▸ **INSTRUCTIONS TO FOLLOW**
Repeat the records in full and exactly, omitting pictures.
-- start of THE DATA --
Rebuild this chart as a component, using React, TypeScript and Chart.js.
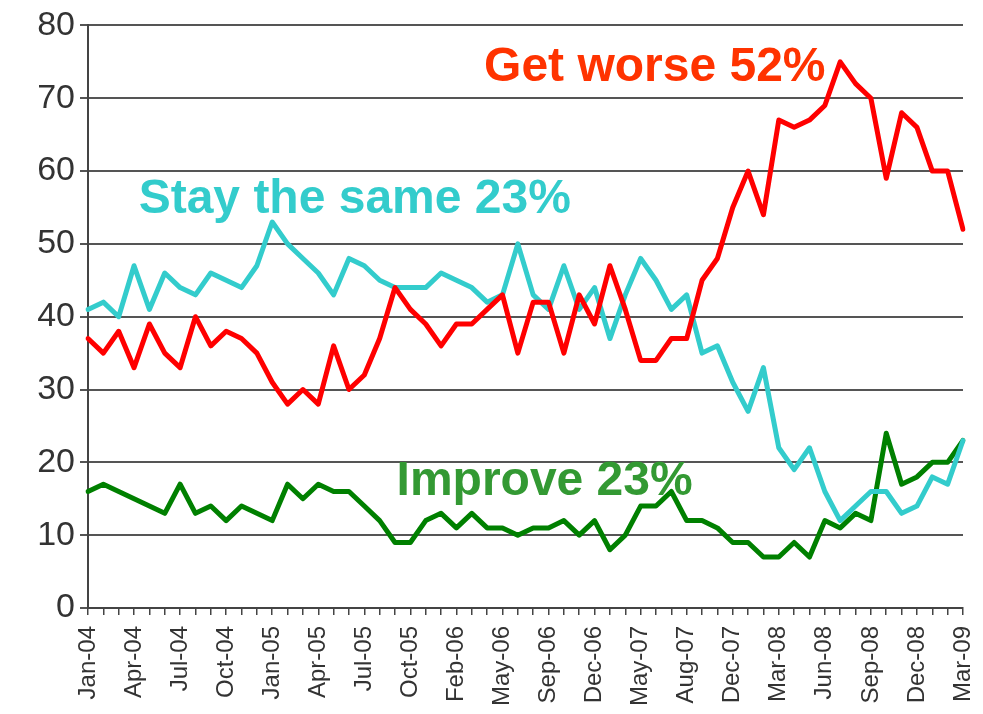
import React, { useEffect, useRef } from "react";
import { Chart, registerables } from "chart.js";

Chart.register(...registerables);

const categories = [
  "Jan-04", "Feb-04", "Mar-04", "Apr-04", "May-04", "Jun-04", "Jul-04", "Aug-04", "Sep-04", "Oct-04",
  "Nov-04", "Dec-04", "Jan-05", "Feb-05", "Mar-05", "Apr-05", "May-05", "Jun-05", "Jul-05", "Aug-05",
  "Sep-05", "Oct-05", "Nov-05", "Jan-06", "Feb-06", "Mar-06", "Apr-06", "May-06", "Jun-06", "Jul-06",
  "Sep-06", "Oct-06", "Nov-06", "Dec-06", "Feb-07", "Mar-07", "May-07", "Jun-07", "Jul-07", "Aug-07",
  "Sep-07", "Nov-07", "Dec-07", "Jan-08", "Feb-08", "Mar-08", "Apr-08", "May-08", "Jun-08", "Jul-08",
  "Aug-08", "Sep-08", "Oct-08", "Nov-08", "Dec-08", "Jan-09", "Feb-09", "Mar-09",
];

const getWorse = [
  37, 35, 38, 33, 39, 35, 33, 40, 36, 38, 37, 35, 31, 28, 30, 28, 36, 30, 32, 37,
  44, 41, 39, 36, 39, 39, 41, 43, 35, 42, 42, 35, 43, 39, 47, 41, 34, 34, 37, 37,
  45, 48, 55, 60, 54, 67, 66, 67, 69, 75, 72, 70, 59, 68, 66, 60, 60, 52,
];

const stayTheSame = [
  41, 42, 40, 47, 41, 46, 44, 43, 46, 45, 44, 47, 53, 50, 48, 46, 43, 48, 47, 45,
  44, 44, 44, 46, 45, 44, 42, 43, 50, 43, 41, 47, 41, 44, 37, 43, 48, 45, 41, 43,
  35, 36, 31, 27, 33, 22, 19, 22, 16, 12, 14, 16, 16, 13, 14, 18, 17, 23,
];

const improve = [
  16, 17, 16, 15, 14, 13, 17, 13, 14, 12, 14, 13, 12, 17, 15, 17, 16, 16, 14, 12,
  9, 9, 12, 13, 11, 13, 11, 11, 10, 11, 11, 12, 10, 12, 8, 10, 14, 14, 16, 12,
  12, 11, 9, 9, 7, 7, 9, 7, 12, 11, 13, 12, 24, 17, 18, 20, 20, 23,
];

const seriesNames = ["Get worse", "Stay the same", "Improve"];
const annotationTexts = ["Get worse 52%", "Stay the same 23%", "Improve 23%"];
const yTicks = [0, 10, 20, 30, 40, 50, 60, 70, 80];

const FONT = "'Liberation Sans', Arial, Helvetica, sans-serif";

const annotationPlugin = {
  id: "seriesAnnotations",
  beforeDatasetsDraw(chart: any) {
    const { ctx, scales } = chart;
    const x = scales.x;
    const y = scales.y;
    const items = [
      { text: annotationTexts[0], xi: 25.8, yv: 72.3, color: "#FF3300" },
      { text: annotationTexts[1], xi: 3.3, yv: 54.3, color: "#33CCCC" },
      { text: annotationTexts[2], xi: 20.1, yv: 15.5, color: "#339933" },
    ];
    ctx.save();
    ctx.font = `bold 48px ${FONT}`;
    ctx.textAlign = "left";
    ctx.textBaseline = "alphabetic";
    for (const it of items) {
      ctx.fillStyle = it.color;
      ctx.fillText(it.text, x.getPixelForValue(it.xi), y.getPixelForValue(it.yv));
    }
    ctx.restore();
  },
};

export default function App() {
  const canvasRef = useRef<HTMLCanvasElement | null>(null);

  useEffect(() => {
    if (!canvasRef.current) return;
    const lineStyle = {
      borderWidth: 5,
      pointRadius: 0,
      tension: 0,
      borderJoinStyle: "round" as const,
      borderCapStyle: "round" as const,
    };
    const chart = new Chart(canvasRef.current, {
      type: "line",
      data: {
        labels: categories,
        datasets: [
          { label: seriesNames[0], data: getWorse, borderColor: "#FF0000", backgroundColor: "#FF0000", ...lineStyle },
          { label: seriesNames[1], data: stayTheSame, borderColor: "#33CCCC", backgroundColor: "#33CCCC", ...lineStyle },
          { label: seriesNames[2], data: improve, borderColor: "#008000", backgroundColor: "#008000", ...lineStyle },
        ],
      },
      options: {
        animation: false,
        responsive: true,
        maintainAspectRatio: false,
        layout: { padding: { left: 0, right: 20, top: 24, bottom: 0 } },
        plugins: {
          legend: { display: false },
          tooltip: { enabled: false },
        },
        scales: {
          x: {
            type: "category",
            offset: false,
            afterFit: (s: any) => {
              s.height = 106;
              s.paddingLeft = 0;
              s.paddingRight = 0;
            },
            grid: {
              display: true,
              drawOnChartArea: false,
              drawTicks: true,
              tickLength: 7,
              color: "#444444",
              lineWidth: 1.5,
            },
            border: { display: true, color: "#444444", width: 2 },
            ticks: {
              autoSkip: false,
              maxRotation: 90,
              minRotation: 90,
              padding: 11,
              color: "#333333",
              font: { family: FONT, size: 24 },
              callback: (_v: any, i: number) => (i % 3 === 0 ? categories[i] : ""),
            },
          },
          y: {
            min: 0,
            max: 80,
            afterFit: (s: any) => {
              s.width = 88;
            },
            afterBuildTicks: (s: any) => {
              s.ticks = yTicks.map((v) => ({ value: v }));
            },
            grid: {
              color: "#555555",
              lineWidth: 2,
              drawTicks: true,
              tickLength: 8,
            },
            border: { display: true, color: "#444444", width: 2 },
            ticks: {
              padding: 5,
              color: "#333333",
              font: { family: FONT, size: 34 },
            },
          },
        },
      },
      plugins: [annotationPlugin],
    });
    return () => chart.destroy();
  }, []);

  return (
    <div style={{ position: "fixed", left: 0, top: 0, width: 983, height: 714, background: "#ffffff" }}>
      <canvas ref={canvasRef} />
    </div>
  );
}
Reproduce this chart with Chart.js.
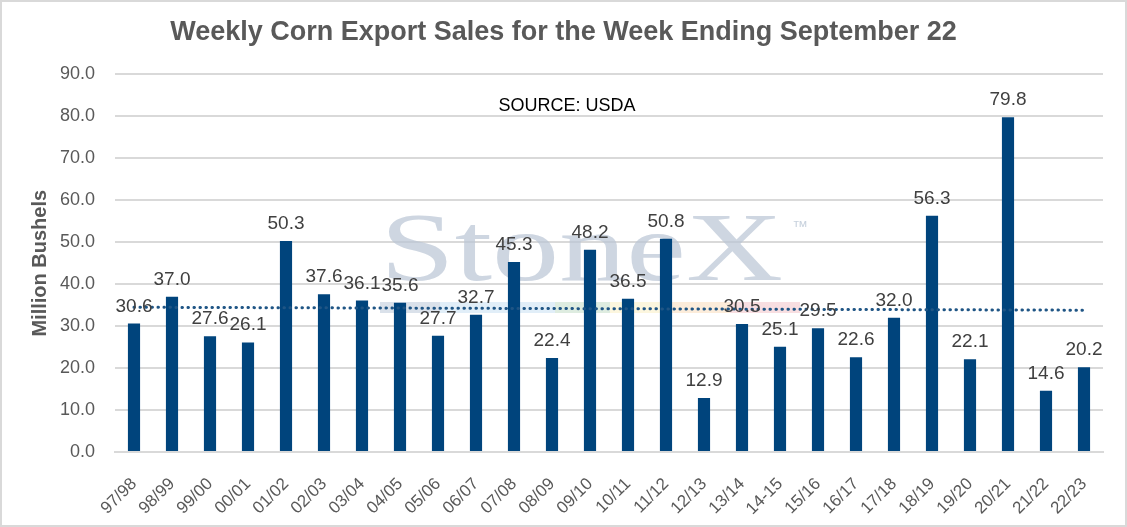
-- end of THE DATA --
▸ **EXERCISE OUTPUT**
Rebuild this chart as a component, using React, TypeScript and Chart.js.
import React, { useEffect, useRef } from "react";
import { Chart, registerables } from "chart.js";

Chart.register(...registerables);

const categories = [
  "Jan-04", "Feb-04", "Mar-04", "Apr-04", "May-04", "Jun-04", "Jul-04", "Aug-04", "Sep-04", "Oct-04",
  "Nov-04", "Dec-04", "Jan-05", "Feb-05", "Mar-05", "Apr-05", "May-05", "Jun-05", "Jul-05", "Aug-05",
  "Sep-05", "Oct-05", "Nov-05", "Jan-06", "Feb-06", "Mar-06", "Apr-06", "May-06", "Jun-06", "Jul-06",
  "Sep-06", "Oct-06", "Nov-06", "Dec-06", "Feb-07", "Mar-07", "May-07", "Jun-07", "Jul-07", "Aug-07",
  "Sep-07", "Nov-07", "Dec-07", "Jan-08", "Feb-08", "Mar-08", "Apr-08", "May-08", "Jun-08", "Jul-08",
  "Aug-08", "Sep-08", "Oct-08", "Nov-08", "Dec-08", "Jan-09", "Feb-09", "Mar-09",
];

const getWorse = [
  37, 35, 38, 33, 39, 35, 33, 40, 36, 38, 37, 35, 31, 28, 30, 28, 36, 30, 32, 37,
  44, 41, 39, 36, 39, 39, 41, 43, 35, 42, 42, 35, 43, 39, 47, 41, 34, 34, 37, 37,
  45, 48, 55, 60, 54, 67, 66, 67, 69, 75, 72, 70, 59, 68, 66, 60, 60, 52,
];

const stayTheSame = [
  41, 42, 40, 47, 41, 46, 44, 43, 46, 45, 44, 47, 53, 50, 48, 46, 43, 48, 47, 45,
  44, 44, 44, 46, 45, 44, 42, 43, 50, 43, 41, 47, 41, 44, 37, 43, 48, 45, 41, 43,
  35, 36, 31, 27, 33, 22, 19, 22, 16, 12, 14, 16, 16, 13, 14, 18, 17, 23,
];

const improve = [
  16, 17, 16, 15, 14, 13, 17, 13, 14, 12, 14, 13, 12, 17, 15, 17, 16, 16, 14, 12,
  9, 9, 12, 13, 11, 13, 11, 11, 10, 11, 11, 12, 10, 12, 8, 10, 14, 14, 16, 12,
  12, 11, 9, 9, 7, 7, 9, 7, 12, 11, 13, 12, 24, 17, 18, 20, 20, 23,
];

const seriesNames = ["Get worse", "Stay the same", "Improve"];
const annotationTexts = ["Get worse 52%", "Stay the same 23%", "Improve 23%"];
const yTicks = [0, 10, 20, 30, 40, 50, 60, 70, 80];

const FONT = "'Liberation Sans', Arial, Helvetica, sans-serif";

const annotationPlugin = {
  id: "seriesAnnotations",
  beforeDatasetsDraw(chart: any) {
    const { ctx, scales } = chart;
    const x = scales.x;
    const y = scales.y;
    const items = [
      { text: annotationTexts[0], xi: 25.8, yv: 72.3, color: "#FF3300" },
      { text: annotationTexts[1], xi: 3.3, yv: 54.3, color: "#33CCCC" },
      { text: annotationTexts[2], xi: 20.1, yv: 15.5, color: "#339933" },
    ];
    ctx.save();
    ctx.font = `bold 48px ${FONT}`;
    ctx.textAlign = "left";
    ctx.textBaseline = "alphabetic";
    for (const it of items) {
      ctx.fillStyle = it.color;
      ctx.fillText(it.text, x.getPixelForValue(it.xi), y.getPixelForValue(it.yv));
    }
    ctx.restore();
  },
};

export default function App() {
  const canvasRef = useRef<HTMLCanvasElement | null>(null);

  useEffect(() => {
    if (!canvasRef.current) return;
    const lineStyle = {
      borderWidth: 5,
      pointRadius: 0,
      tension: 0,
      borderJoinStyle: "round" as const,
      borderCapStyle: "round" as const,
    };
    const chart = new Chart(canvasRef.current, {
      type: "line",
      data: {
        labels: categories,
        datasets: [
          { label: seriesNames[0], data: getWorse, borderColor: "#FF0000", backgroundColor: "#FF0000", ...lineStyle },
          { label: seriesNames[1], data: stayTheSame, borderColor: "#33CCCC", backgroundColor: "#33CCCC", ...lineStyle },
          { label: seriesNames[2], data: improve, borderColor: "#008000", backgroundColor: "#008000", ...lineStyle },
        ],
      },
      options: {
        animation: false,
        responsive: true,
        maintainAspectRatio: false,
        layout: { padding: { left: 0, right: 20, top: 24, bottom: 0 } },
        plugins: {
          legend: { display: false },
          tooltip: { enabled: false },
        },
        scales: {
          x: {
            type: "category",
            offset: false,
            afterFit: (s: any) => {
              s.height = 106;
              s.paddingLeft = 0;
              s.paddingRight = 0;
            },
            grid: {
              display: true,
              drawOnChartArea: false,
              drawTicks: true,
              tickLength: 7,
              color: "#444444",
              lineWidth: 1.5,
            },
            border: { display: true, color: "#444444", width: 2 },
            ticks: {
              autoSkip: false,
              maxRotation: 90,
              minRotation: 90,
              padding: 11,
              color: "#333333",
              font: { family: FONT, size: 24 },
              callback: (_v: any, i: number) => (i % 3 === 0 ? categories[i] : ""),
            },
          },
          y: {
            min: 0,
            max: 80,
            afterFit: (s: any) => {
              s.width = 88;
            },
            afterBuildTicks: (s: any) => {
              s.ticks = yTicks.map((v) => ({ value: v }));
            },
            grid: {
              color: "#555555",
              lineWidth: 2,
              drawTicks: true,
              tickLength: 8,
            },
            border: { display: true, color: "#444444", width: 2 },
            ticks: {
              padding: 5,
              color: "#333333",
              font: { family: FONT, size: 34 },
            },
          },
        },
      },
      plugins: [annotationPlugin],
    });
    return () => chart.destroy();
  }, []);

  return (
    <div style={{ position: "fixed", left: 0, top: 0, width: 983, height: 714, background: "#ffffff" }}>
      <canvas ref={canvasRef} />
    </div>
  );
}
Reproduce this chart with Chart.js.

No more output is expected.